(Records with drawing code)

* * * * *

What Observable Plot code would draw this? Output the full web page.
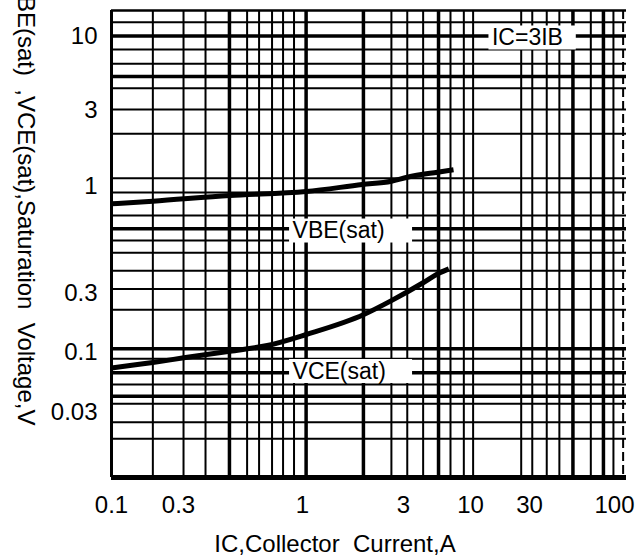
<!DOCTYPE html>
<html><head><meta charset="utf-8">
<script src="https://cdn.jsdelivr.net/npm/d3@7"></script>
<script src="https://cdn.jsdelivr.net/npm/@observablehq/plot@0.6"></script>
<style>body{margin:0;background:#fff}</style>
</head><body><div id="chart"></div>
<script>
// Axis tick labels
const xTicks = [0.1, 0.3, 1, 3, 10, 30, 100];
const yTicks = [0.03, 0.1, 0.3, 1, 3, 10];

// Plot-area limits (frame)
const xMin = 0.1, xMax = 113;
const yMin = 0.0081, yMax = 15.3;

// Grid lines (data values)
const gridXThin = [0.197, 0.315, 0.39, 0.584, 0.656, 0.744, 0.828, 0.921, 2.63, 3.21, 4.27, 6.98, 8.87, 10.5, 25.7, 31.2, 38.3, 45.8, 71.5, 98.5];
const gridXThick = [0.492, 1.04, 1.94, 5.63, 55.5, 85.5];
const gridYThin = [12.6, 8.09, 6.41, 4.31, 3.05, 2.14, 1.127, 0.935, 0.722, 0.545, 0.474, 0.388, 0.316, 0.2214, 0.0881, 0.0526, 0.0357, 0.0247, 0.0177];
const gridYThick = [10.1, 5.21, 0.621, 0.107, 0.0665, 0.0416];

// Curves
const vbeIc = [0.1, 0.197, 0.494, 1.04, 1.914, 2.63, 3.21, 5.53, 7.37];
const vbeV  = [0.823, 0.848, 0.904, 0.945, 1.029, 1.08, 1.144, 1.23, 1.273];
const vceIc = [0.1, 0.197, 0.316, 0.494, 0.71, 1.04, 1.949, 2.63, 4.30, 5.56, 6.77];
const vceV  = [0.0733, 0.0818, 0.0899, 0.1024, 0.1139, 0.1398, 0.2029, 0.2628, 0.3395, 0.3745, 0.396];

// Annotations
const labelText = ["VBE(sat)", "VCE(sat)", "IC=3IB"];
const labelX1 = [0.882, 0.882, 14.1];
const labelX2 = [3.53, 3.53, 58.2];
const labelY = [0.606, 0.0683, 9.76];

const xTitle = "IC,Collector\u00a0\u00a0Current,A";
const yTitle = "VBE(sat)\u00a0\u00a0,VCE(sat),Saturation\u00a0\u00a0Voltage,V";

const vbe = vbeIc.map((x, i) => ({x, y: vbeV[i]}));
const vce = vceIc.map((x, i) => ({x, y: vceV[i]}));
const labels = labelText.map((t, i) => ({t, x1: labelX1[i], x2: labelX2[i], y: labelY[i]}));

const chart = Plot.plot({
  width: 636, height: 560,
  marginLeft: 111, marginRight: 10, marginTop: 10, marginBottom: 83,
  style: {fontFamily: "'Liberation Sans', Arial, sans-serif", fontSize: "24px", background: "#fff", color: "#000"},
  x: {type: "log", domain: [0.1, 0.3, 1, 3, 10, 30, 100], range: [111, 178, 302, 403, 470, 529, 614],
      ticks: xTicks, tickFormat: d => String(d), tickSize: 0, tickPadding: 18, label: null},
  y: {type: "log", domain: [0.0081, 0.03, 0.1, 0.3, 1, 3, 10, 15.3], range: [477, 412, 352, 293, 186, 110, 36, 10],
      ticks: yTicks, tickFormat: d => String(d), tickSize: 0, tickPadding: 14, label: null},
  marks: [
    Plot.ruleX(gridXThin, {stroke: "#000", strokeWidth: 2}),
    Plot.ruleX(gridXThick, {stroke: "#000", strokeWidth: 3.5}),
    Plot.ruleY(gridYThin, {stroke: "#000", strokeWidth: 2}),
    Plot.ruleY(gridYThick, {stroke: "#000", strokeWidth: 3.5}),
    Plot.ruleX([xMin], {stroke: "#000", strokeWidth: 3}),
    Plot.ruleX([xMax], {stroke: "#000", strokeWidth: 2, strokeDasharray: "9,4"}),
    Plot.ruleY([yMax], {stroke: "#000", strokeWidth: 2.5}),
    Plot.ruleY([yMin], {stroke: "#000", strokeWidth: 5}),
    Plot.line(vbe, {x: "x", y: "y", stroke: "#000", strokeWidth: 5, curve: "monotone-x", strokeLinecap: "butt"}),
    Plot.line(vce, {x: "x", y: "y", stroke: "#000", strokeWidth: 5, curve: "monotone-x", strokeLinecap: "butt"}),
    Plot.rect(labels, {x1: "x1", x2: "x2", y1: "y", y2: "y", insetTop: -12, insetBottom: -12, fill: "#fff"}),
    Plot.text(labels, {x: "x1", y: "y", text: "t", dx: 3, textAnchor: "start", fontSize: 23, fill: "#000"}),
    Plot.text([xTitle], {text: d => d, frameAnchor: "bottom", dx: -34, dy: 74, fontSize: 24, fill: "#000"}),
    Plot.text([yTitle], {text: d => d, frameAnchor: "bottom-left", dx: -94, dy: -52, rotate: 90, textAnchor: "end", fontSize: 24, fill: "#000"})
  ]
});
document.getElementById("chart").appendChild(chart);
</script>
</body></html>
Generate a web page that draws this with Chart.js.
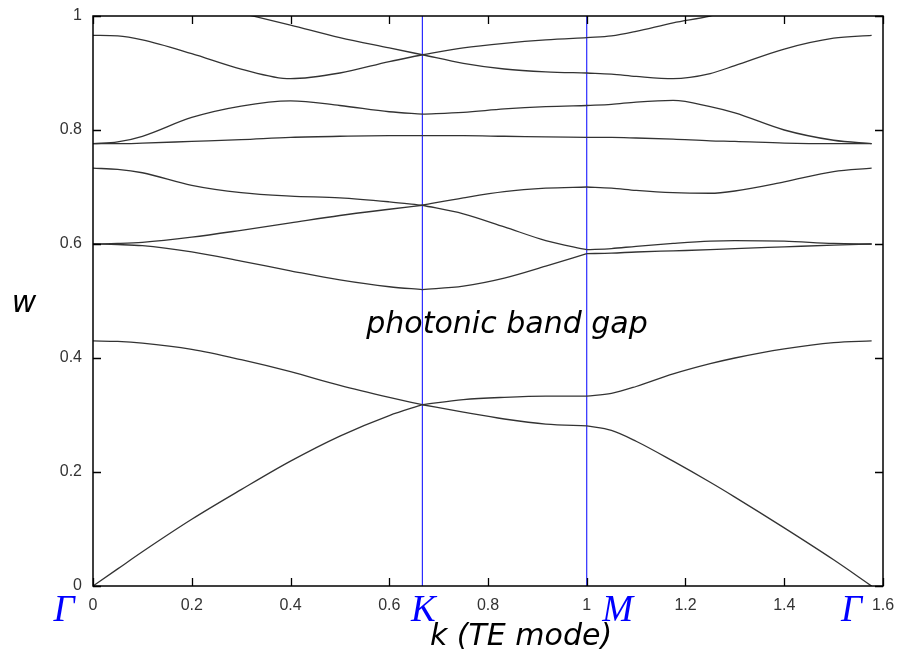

* * * * *

- _Instruction_: Extract the lines exactly, please: the first line of the listing, the line with "const labels = labelText.map((t, i)", and every line between them, but no pictures.

- _Correct answer_:
What Observable Plot code would draw this? Output the full web page.
<!DOCTYPE html>
<html><head><meta charset="utf-8">
<script src="https://cdn.jsdelivr.net/npm/d3@7"></script>
<script src="https://cdn.jsdelivr.net/npm/@observablehq/plot@0.6"></script>
<style>body{margin:0;background:#fff}</style>
</head><body><div id="chart"></div>
<script>
// Axis tick labels
const xTicks = [0.1, 0.3, 1, 3, 10, 30, 100];
const yTicks = [0.03, 0.1, 0.3, 1, 3, 10];

// Plot-area limits (frame)
const xMin = 0.1, xMax = 113;
const yMin = 0.0081, yMax = 15.3;

// Grid lines (data values)
const gridXThin = [0.197, 0.315, 0.39, 0.584, 0.656, 0.744, 0.828, 0.921, 2.63, 3.21, 4.27, 6.98, 8.87, 10.5, 25.7, 31.2, 38.3, 45.8, 71.5, 98.5];
const gridXThick = [0.492, 1.04, 1.94, 5.63, 55.5, 85.5];
const gridYThin = [12.6, 8.09, 6.41, 4.31, 3.05, 2.14, 1.127, 0.935, 0.722, 0.545, 0.474, 0.388, 0.316, 0.2214, 0.0881, 0.0526, 0.0357, 0.0247, 0.0177];
const gridYThick = [10.1, 5.21, 0.621, 0.107, 0.0665, 0.0416];

// Curves
const vbeIc = [0.1, 0.197, 0.494, 1.04, 1.914, 2.63, 3.21, 5.53, 7.37];
const vbeV  = [0.823, 0.848, 0.904, 0.945, 1.029, 1.08, 1.144, 1.23, 1.273];
const vceIc = [0.1, 0.197, 0.316, 0.494, 0.71, 1.04, 1.949, 2.63, 4.30, 5.56, 6.77];
const vceV  = [0.0733, 0.0818, 0.0899, 0.1024, 0.1139, 0.1398, 0.2029, 0.2628, 0.3395, 0.3745, 0.396];

// Annotations
const labelText = ["VBE(sat)", "VCE(sat)", "IC=3IB"];
const labelX1 = [0.882, 0.882, 14.1];
const labelX2 = [3.53, 3.53, 58.2];
const labelY = [0.606, 0.0683, 9.76];

const xTitle = "IC,Collector\u00a0\u00a0Current,A";
const yTitle = "VBE(sat)\u00a0\u00a0,VCE(sat),Saturation\u00a0\u00a0Voltage,V";

const vbe = vbeIc.map((x, i) => ({x, y: vbeV[i]}));
const vce = vceIc.map((x, i) => ({x, y: vceV[i]}));
const labels = labelText.map((t, i) => ({t, x1: labelX1[i], x2: labelX2[i], y: labelY[i]}));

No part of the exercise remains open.